With 186 students, Jezzine Primary School is one of 887 primary public schools in Lebanon receiving support from USAID’s education sector programs Quality Instruction Towards Access and Basic Education Improvement (QITABI) 1 and 2. The school is among 30 inclusive schools selected by Lebanon’s Ministry of Education to provide tailored support to students with special educational needs.

“The read-aloud sessions invite students to express themselves, interact with other students, and actively participate during class,” says Bou-Rached. “I was surprised and pleased to see that struggling readers jumped at the opportunity to read aloud during class.”
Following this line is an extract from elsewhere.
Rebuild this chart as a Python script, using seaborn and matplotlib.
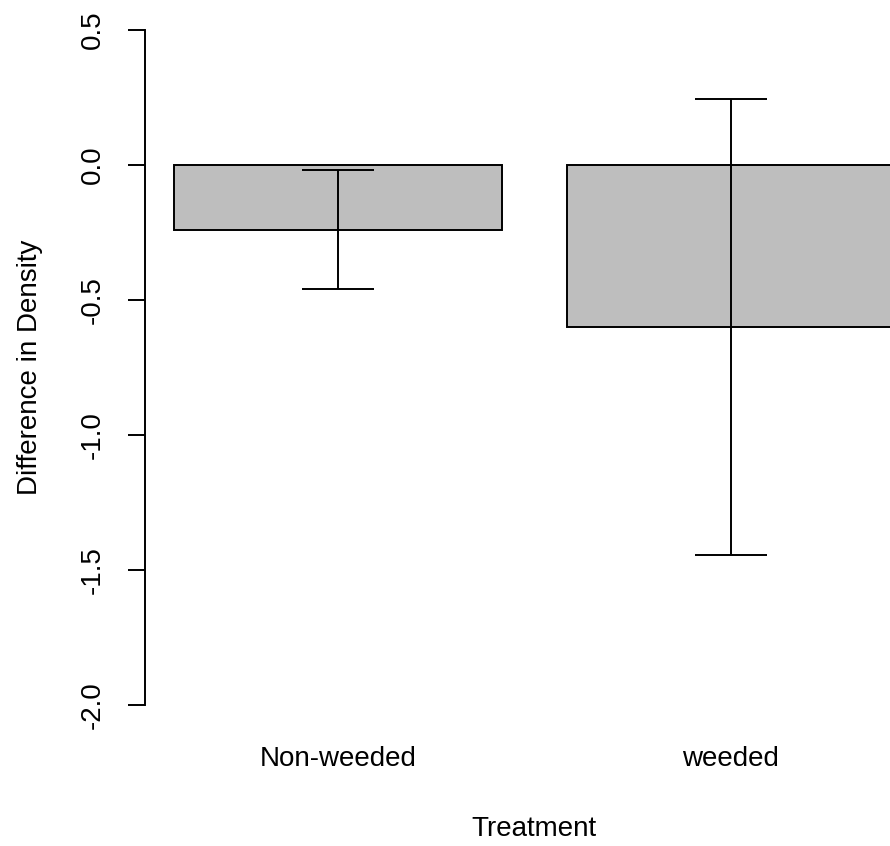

To ensure that each primary student receives the support needed to improve their reading skills, USAID has furnished a library inside each classroom. Each library includes read-aloud books and leveled reading books selected by experts to address all reading levels.

QITABI’s literacy specialists say reading aloud is important for reading success. It provides children with a demonstration of reading fluency, builds the listeners’ interest in books, and improves comprehension skills. Reading aloud encourages children from an early age to adopt reading as a lifelong learning activity.

“My students look forward every week to participate in the read-aloud sessions,” says Olga El Helou, a second-and third-grade Arabic language teacher at Jezzine Primary School. “They love to pick storybooks from QITABI’s classroom library and play the role of the storyteller in reading aloud to their classmates.”

A boy sits in front of his class reading a book to a group of children wearing masks.

Under the QITABI 2 program, each classroom also received a set of interactive e-storybooks that give students the opportunity to hear correct pronunciation by native and professional speakers.

USAID provides well-rounded teacher support that ensures Arabic language teachers follow international best practices. The support consists of teacher training on a balanced literacy approach, coaching by trained mentors that observe teachers during classroom sessions, and in-school support by trained learning facilitators.

In collaboration with Lebanon’s Ministry of Education and the Center for Educational Research and Development, the USAID QITABI program impacts the literacy and numeracy teaching and learning environments for more than 338,000 primary school students in grades 1 to 6.

USAID is offering the resources that Arabic language teachers need for reading success. Thus far, QITABI has provided more than 5,000 classroom libraries, with a total of more than 550,000 leveled reading books, 75,000 read-aloud books, and 25,000 e-stories.